▼▼▼
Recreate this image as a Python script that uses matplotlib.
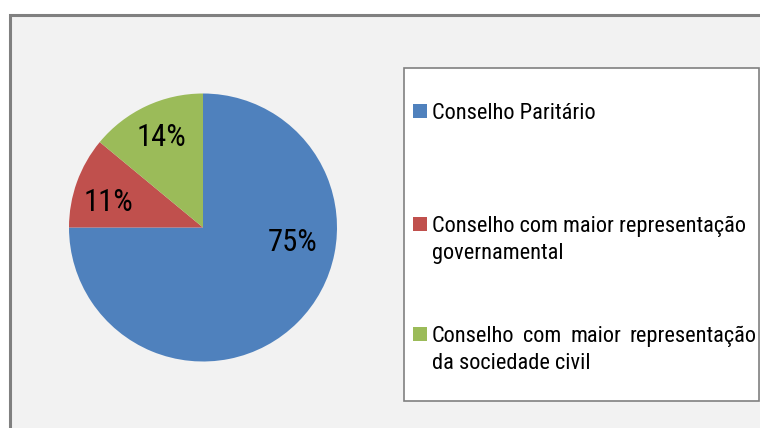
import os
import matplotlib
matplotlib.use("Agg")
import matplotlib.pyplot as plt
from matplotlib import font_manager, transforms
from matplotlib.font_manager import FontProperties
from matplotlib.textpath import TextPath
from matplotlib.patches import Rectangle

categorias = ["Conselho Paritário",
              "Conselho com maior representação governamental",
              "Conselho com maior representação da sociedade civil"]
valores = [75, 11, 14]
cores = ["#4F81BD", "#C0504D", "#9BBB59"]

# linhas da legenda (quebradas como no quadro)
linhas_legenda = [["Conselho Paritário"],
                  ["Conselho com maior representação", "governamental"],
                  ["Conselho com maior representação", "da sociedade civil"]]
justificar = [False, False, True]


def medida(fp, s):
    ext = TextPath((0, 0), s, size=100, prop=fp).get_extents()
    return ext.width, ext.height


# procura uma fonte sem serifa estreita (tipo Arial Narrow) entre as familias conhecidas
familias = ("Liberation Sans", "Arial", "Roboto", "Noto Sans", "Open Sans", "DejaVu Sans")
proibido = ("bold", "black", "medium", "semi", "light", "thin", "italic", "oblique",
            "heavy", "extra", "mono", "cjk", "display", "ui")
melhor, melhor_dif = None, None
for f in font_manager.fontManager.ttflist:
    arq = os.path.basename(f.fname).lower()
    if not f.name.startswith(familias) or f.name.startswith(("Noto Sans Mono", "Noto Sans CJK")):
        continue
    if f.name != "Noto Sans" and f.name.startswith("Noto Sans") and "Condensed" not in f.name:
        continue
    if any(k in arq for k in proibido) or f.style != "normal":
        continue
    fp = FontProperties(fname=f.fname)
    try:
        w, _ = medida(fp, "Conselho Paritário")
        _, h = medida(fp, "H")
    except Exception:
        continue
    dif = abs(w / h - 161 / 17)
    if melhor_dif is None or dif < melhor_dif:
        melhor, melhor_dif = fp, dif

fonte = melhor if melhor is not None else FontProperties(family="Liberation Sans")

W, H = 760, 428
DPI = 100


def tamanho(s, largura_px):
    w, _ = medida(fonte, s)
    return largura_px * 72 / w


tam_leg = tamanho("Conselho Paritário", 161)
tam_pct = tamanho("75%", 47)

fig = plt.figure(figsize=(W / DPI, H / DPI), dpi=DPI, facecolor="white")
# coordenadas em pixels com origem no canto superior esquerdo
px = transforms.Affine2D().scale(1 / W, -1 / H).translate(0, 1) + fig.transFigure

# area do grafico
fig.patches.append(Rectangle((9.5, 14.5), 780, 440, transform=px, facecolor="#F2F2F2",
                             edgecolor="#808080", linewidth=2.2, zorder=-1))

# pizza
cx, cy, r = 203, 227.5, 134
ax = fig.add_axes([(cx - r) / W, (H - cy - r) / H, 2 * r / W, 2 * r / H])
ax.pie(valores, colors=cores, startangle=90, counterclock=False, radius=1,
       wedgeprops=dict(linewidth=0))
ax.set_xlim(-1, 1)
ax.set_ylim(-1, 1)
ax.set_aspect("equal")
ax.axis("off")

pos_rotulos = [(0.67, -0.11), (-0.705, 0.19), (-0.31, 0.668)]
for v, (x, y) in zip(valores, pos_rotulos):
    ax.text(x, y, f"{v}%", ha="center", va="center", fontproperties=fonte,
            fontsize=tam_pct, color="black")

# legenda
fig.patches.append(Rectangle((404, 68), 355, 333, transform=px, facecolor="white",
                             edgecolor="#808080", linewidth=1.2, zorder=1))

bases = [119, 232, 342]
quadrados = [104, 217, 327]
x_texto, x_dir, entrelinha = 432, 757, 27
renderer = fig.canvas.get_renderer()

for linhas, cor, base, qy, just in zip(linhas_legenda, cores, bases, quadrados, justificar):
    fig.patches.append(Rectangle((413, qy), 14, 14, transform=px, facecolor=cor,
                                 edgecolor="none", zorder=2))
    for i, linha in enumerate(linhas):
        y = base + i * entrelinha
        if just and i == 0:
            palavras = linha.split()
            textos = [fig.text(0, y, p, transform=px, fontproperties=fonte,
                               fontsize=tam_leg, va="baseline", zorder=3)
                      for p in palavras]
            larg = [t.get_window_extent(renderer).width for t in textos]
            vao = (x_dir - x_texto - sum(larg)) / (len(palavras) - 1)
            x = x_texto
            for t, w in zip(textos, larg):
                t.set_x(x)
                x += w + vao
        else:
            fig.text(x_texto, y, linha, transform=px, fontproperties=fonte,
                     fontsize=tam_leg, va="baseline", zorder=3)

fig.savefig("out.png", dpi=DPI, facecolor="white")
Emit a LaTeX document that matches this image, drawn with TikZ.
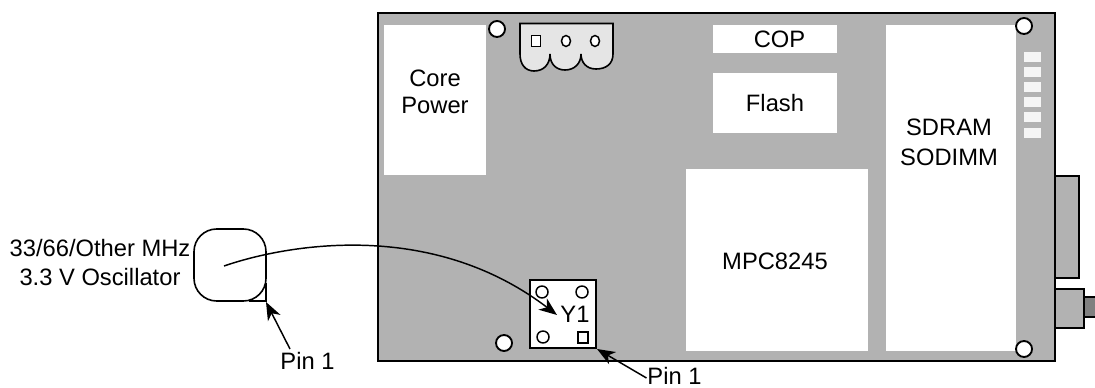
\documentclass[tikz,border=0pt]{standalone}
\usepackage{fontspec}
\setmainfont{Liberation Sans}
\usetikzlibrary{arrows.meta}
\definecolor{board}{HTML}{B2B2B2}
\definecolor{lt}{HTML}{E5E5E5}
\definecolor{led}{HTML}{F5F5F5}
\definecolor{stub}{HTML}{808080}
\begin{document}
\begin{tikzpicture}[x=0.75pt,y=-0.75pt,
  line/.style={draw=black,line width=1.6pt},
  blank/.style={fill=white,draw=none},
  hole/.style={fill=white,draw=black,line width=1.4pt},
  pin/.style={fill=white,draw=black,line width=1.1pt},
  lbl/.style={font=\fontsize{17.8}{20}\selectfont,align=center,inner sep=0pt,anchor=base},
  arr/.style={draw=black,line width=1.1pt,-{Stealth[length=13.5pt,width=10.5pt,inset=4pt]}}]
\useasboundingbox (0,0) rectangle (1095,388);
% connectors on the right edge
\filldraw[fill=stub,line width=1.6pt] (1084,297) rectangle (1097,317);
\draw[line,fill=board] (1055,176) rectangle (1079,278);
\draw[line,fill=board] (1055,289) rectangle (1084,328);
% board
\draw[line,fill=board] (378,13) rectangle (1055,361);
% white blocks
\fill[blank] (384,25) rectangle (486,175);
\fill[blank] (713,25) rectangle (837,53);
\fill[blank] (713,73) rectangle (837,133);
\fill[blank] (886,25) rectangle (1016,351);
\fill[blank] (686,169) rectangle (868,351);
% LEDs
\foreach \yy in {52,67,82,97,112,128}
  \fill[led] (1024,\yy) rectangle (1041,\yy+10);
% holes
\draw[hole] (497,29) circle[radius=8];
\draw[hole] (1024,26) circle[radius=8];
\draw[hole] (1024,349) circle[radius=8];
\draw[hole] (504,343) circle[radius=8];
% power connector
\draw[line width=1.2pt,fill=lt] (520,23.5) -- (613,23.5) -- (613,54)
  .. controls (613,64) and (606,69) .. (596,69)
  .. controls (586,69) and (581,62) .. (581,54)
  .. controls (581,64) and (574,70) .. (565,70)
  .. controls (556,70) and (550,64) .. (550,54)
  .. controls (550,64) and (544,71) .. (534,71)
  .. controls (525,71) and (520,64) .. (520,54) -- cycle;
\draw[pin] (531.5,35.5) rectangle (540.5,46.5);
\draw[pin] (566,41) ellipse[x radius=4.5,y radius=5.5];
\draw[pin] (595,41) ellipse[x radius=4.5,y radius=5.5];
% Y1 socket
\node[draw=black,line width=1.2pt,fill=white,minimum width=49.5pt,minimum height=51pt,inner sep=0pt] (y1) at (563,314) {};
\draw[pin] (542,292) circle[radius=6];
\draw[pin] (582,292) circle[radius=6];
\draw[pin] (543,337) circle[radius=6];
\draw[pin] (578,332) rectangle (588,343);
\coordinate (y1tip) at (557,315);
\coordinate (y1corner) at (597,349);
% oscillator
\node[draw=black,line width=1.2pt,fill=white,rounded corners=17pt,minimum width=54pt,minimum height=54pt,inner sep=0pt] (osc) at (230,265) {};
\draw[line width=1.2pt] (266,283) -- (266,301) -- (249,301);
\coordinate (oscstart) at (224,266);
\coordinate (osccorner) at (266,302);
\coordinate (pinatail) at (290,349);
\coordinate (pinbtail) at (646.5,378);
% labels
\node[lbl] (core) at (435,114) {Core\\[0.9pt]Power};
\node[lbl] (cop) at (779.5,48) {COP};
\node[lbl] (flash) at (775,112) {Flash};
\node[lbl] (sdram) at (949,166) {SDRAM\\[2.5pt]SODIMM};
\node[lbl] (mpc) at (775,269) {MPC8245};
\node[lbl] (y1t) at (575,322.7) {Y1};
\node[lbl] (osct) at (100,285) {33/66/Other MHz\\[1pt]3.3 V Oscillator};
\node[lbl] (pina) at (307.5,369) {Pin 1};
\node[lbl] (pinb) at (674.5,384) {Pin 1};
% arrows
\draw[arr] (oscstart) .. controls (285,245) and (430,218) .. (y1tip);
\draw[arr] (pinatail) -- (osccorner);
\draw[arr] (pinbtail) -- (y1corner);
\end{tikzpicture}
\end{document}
▲▲▲
_Directions for this task_.
From the first line of the listing above, repeat every line through the one holding "return ext.width, ext.height". Both ends count, and pictures stay out.

_Complete response_.
Recreate this image as a Python script that uses matplotlib.
import os
import matplotlib
matplotlib.use("Agg")
import matplotlib.pyplot as plt
from matplotlib import font_manager, transforms
from matplotlib.font_manager import FontProperties
from matplotlib.textpath import TextPath
from matplotlib.patches import Rectangle

categorias = ["Conselho Paritário",
              "Conselho com maior representação governamental",
              "Conselho com maior representação da sociedade civil"]
valores = [75, 11, 14]
cores = ["#4F81BD", "#C0504D", "#9BBB59"]

# linhas da legenda (quebradas como no quadro)
linhas_legenda = [["Conselho Paritário"],
                  ["Conselho com maior representação", "governamental"],
                  ["Conselho com maior representação", "da sociedade civil"]]
justificar = [False, False, True]


def medida(fp, s):
    ext = TextPath((0, 0), s, size=100, prop=fp).get_extents()
    return ext.width, ext.height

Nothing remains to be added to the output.